EU aims at greater efficiency in monitoring airspace
The European Commission is proposing a decree on the implementation of the Single European Sky. The aim is to improve the overall efficiency of the organisation and management of European airspace. The Single European Sky has already been developed through two legislative packages.
The decree that is now being proposed is aimed at updating the sector that offers air navigation services, and at increasing the capacity of the air traffic control system. This would make it possible to achieve more direct air routes, shorter flight times, more precise flight schedules, and fewer emissions from air transport. The proposals primarily apply to civil aviation.
One of the key elements of a common European airspace is the establishment of Functional Airspace Blocks. Finland is in the Northern European block, along with Estonia, Latvia, and Norway. Europe currently has a total of nine blocks. The proposal calls for flexibility in cooperation among the different sectors to improve performance.

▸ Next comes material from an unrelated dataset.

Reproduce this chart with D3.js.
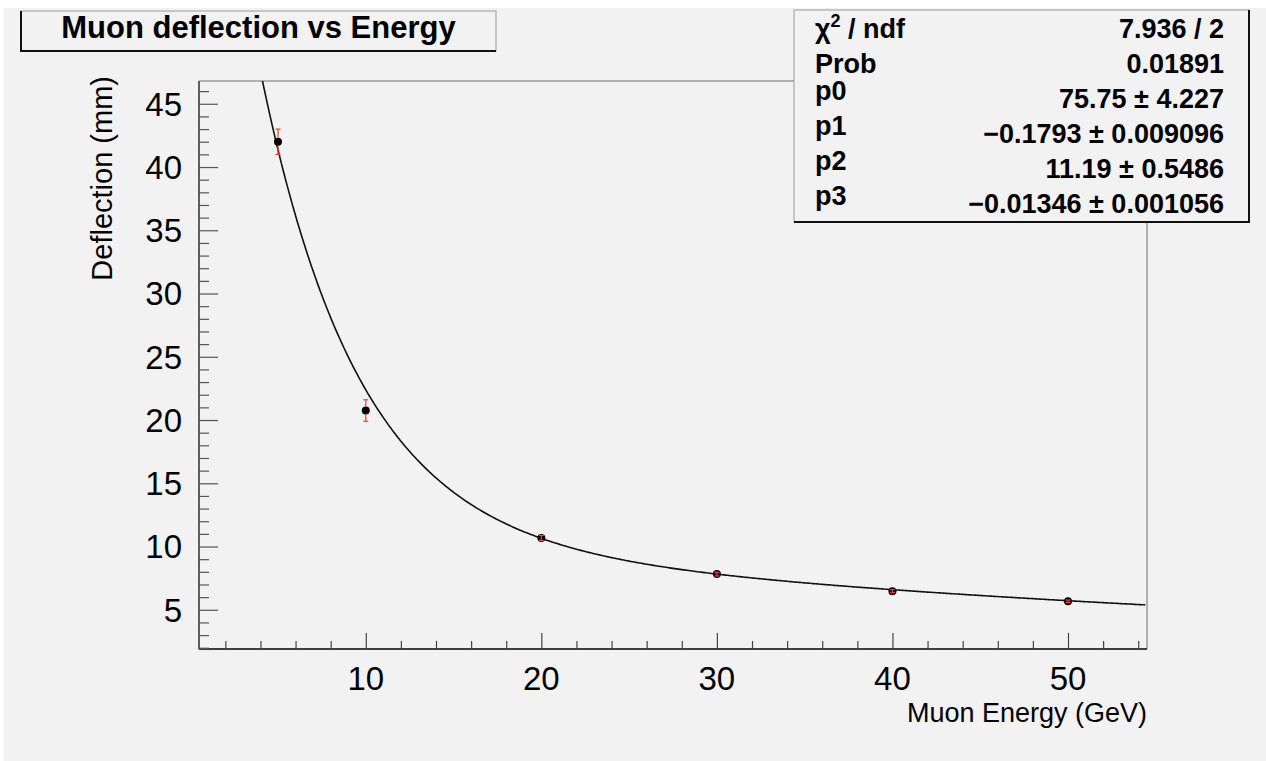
<!DOCTYPE html>
<html>
<head>
<meta charset="utf-8">
<script src="https://cdn.jsdelivr.net/npm/d3@7/dist/d3.min.js"></script>
<style>
  html, body { margin: 0; padding: 0; background: #ffffff; }
  svg { display: block; }
</style>
</head>
<body>
<div id="chart"></div>
<script>
// measured points (GeV, mm) and their errors
var energies = [5, 10, 20, 30, 40, 50];
var deflections = [42.0, 20.75, 10.68, 7.82, 6.47, 5.67];
var deflErrors = [1.0, 0.85, 0.2, 0.15, 0.12, 0.1];

// fit: p0*exp(p1*x) + p2*exp(p3*x)
var fitParams = [75.75, -0.1793, 11.19, -0.01346];

var statLabels = ["χ² / ndf", "Prob", "p0", "p1", "p2", "p3"];
var statValues = ["7.936 / 2", "0.01891", "75.75 ± 4.227", "−0.1793 ± 0.009096",
  "11.19 ± 0.5486", "−0.01346 ± 0.001056"];

var xMajorTicks = [10, 20, 30, 40, 50];
var yMajorTicks = [5, 10, 15, 20, 25, 30, 35, 40, 45];

(function () {
  var W = 1266, H = 761;
  var FONT = "'Liberation Sans', Arial, Helvetica, sans-serif";

  var svg = d3.select("#chart").append("svg")
    .attr("width", W)
    .attr("height", H);

  svg.append("rect")
    .attr("x", 4).attr("y", 8)
    .attr("width", W - 4).attr("height", H - 8)
    .attr("fill", "#f2f2f2");

  var frame = {left: 199, right: 1147, top: 81, bottom: 649};

  var x = d3.scaleLinear().domain([0.5, 54.5]).range([frame.left, frame.right]);
  var y = d3.scaleLinear().domain([1.9, 46.8]).range([frame.bottom, frame.top]);

  // frame top / right
  svg.append("path")
    .attr("d", "M" + frame.left + "," + frame.top + "H" + frame.right + "V" + frame.bottom)
    .attr("fill", "none")
    .attr("stroke", "#6e6e6e")
    .attr("stroke-width", 1);

  // x axis with major + minor ticks
  var xMinor = d3.range(2, 55, 2).filter(function (v) { return xMajorTicks.indexOf(v) < 0; });
  var xAxisG = svg.append("g").attr("transform", "translate(0," + frame.bottom + ")");
  xAxisG.call(d3.axisTop(x).tickValues(xMinor).tickSize(8).tickFormat(""));
  xAxisG.call(function (g) {
    g.append("g").call(d3.axisTop(x).tickValues(xMajorTicks).tickSize(16).tickFormat(""));
  });
  xAxisG.selectAll(".domain").attr("d", "M" + frame.left + ",0H" + frame.right)
    .attr("stroke", "#333").attr("stroke-width", 1.5);
  xAxisG.selectAll(".tick line").attr("stroke", "#444").attr("stroke-width", 1.2);

  svg.append("g").selectAll("text")
    .data(xMajorTicks)
    .join("text")
    .attr("x", function (d) { return x(d); })
    .attr("y", 690)
    .attr("text-anchor", "middle")
    .attr("font-family", FONT)
    .attr("font-size", 33)
    .attr("fill", "#000")
    .text(function (d) { return d; });

  // y axis
  var yMinor = d3.range(2, 47, 1).filter(function (v) { return yMajorTicks.indexOf(v) < 0; });
  var yAxisG = svg.append("g").attr("transform", "translate(" + frame.left + ",0)");
  yAxisG.call(d3.axisRight(y).tickValues(yMinor).tickSize(10).tickFormat(""));
  yAxisG.call(function (g) {
    g.append("g").call(d3.axisRight(y).tickValues(yMajorTicks).tickSize(19).tickFormat(""));
  });
  yAxisG.selectAll(".domain").attr("d", "M0," + frame.top + "V" + frame.bottom)
    .attr("stroke", "#555").attr("stroke-width", 1.5);
  yAxisG.selectAll(".tick line").attr("stroke", "#555").attr("stroke-width", 1.2);

  svg.append("g").selectAll("text")
    .data(yMajorTicks)
    .join("text")
    .attr("x", 182)
    .attr("y", function (d) { return y(d); })
    .attr("dy", "0.36em")
    .attr("text-anchor", "end")
    .attr("font-family", FONT)
    .attr("font-size", 33)
    .attr("fill", "#000")
    .text(function (d) { return d; });

  // axis titles
  svg.append("text")
    .attr("x", frame.right)
    .attr("y", 722)
    .attr("text-anchor", "end")
    .attr("font-family", FONT)
    .attr("font-size", 27)
    .attr("fill", "#000")
    .text("Muon Energy (GeV)");

  svg.append("text")
    .attr("transform", "translate(112,76) rotate(-90)")
    .attr("text-anchor", "end")
    .attr("font-family", FONT)
    .attr("font-size", 29)
    .attr("fill", "#000")
    .text("Deflection (mm)");

  // fit curve, clipped to the frame
  svg.append("clipPath").attr("id", "frameClip")
    .append("rect")
    .attr("x", frame.left).attr("y", frame.top)
    .attr("width", frame.right - frame.left).attr("height", frame.bottom - frame.top);

  var fitX = d3.range(3.5, 54.41, 0.1);
  var fitLine = d3.line()
    .x(function (d) { return x(d); })
    .y(function (d) {
      return y(fitParams[0] * Math.exp(fitParams[1] * d) + fitParams[2] * Math.exp(fitParams[3] * d));
    });

  svg.append("path")
    .datum(fitX)
    .attr("clip-path", "url(#frameClip)")
    .attr("d", fitLine)
    .attr("fill", "none")
    .attr("stroke", "#111")
    .attr("stroke-width", 1.6);

  // markers
  var pts = energies.map(function (e, i) {
    return {x: e, y: deflections[i], err: deflErrors[i]};
  });
  var R = 4;

  svg.append("g").selectAll("circle")
    .data(pts)
    .join("circle")
    .attr("cx", function (d) { return x(d.x); })
    .attr("cy", function (d) { return y(d.y); })
    .attr("r", R)
    .attr("fill", "#000");

  // error bars (outside the marker) and caps
  var errG = svg.append("g")
    .attr("stroke", "#ff3b3b")
    .attr("stroke-width", 1.2);

  pts.forEach(function (d) {
    var cx = x(d.x), cy = y(d.y);
    var top = y(d.y + d.err), bot = y(d.y - d.err);
    if (cy - top > R) {
      errG.append("line").attr("x1", cx).attr("x2", cx).attr("y1", top).attr("y2", cy - R);
      errG.append("line").attr("x1", cx).attr("x2", cx).attr("y1", cy + R).attr("y2", bot);
    } else {
      errG.append("line").attr("x1", cx).attr("x2", cx).attr("y1", top).attr("y2", bot);
    }
    errG.append("line").attr("x1", cx - 2.5).attr("x2", cx + 2.5).attr("y1", top).attr("y2", top);
    errG.append("line").attr("x1", cx - 2.5).attr("x2", cx + 2.5).attr("y1", bot).attr("y2", bot);
  });

  // title box
  var tb = {x: 21, y: 11, w: 475, h: 40};
  svg.append("rect")
    .attr("x", tb.x).attr("y", tb.y).attr("width", tb.w).attr("height", tb.h)
    .attr("fill", "#f2f2f2")
    .attr("stroke", "#9a9a9a")
    .attr("stroke-width", 1);
  svg.append("path")
    .attr("d", "M" + tb.x + "," + tb.y + "V" + (tb.y + tb.h) + "H" + (tb.x + tb.w))
    .attr("fill", "none")
    .attr("stroke", "#111")
    .attr("stroke-width", 2);
  svg.append("text")
    .attr("x", tb.x + tb.w / 2)
    .attr("y", 38)
    .attr("text-anchor", "middle")
    .attr("font-family", FONT)
    .attr("font-size", 31)
    .attr("font-weight", "bold")
    .attr("fill", "#000")
    .text("Muon deflection vs Energy");

  // stats box
  var sb = {x: 794, y: 10, w: 455, h: 212};
  svg.append("rect")
    .attr("x", sb.x).attr("y", sb.y).attr("width", sb.w).attr("height", sb.h)
    .attr("fill", "#f2f2f2")
    .attr("stroke", "#9a9a9a")
    .attr("stroke-width", 1);
  svg.append("path")
    .attr("d", "M" + (sb.x + sb.w) + "," + sb.y + "V" + (sb.y + sb.h) + "H" + sb.x)
    .attr("fill", "none")
    .attr("stroke", "#111")
    .attr("stroke-width", 2);

  var row = d3.scalePoint().domain(d3.range(statLabels.length)).range([37.5, 213]);

  svg.append("g").selectAll("text")
    .data(statLabels)
    .join("text")
    .attr("x", 815)
    .attr("y", function (d, i) { return row(i) - (i >= 2 ? 8 : 0); })
    .attr("font-family", FONT)
    .attr("font-size", 27)
    .attr("font-weight", "bold")
    .attr("fill", "#000")
    .each(function (d) {
      var t = d3.select(this);
      if (d.indexOf("²") >= 0) {
        t.append("tspan").text("χ");
        t.append("tspan").attr("font-size", 18).attr("dy", -11).text("2");
        t.append("tspan").attr("dy", 11).text(" / ndf");
      } else {
        t.text(d);
      }
    });

  svg.append("g").selectAll("text")
    .data(statValues)
    .join("text")
    .attr("x", 1224)
    .attr("y", function (d, i) { return row(i); })
    .attr("text-anchor", "end")
    .attr("font-family", FONT)
    .attr("font-size", 27)
    .attr("font-weight", "bold")
    .attr("fill", "#000")
    .text(function (d) { return d; });
}());
</script>
</body>
</html>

Flight safety services include the core services of air traffic control (air traffic services), communications, navigation and supervisory services, as well as aviation information services. In Finland's Flight Information Region, the state-owned Finavia has been named as provider of these services, with the exception of the aerodromes of Seinäjoki, Mikkeli, and Sodankylä. The proposed decree does not require any change in the naming of air traffic services.
Flight safety services also include the weather service for civil aviation, which is provided in the Finnish region by the Finnish Meteorological Institute. In the future, weather services for civil aviation should be opened up to competition. At the moment, the Finnish Meteorological Institute also provides weather services for military aviation.
Civil and military aviation in Finland operate within the framework of a so-called integrated air navigation system, which means that they use shared air traffic control structures, combined military and civilian airports, information systems, and personnel.
The role of the administrator of the air traffic network would also be strengthened, as this would help maximise the efficiency of the network. The Commission has named the European Organisation for the Safety of Air Navigation Eurocontrol as the network's administrative body.
The Government considers the goal of the Single European Sky and the reform of the air traffic control system to be generally worthy of support. Benefits of aviation safety, environmental impact, and the integration of air traffic are considered important.
The Government emphasises the importance of close cooperation among the players in civil and military aviation, and feels that it is important to preserve Finland's integrated air safety system in the future as well. The Government feels that it is important that the organisation that is chosen for providing weather services should meet the national requirements of security and national defence.
The Government gave Parliament a report on on the proposal for a decree by the European Parliament and the European Council on the implementation of the Single European Sky on 29 August. Processing the proposal will begin in the Council's aviation working group and in the European Parliament in September 2013.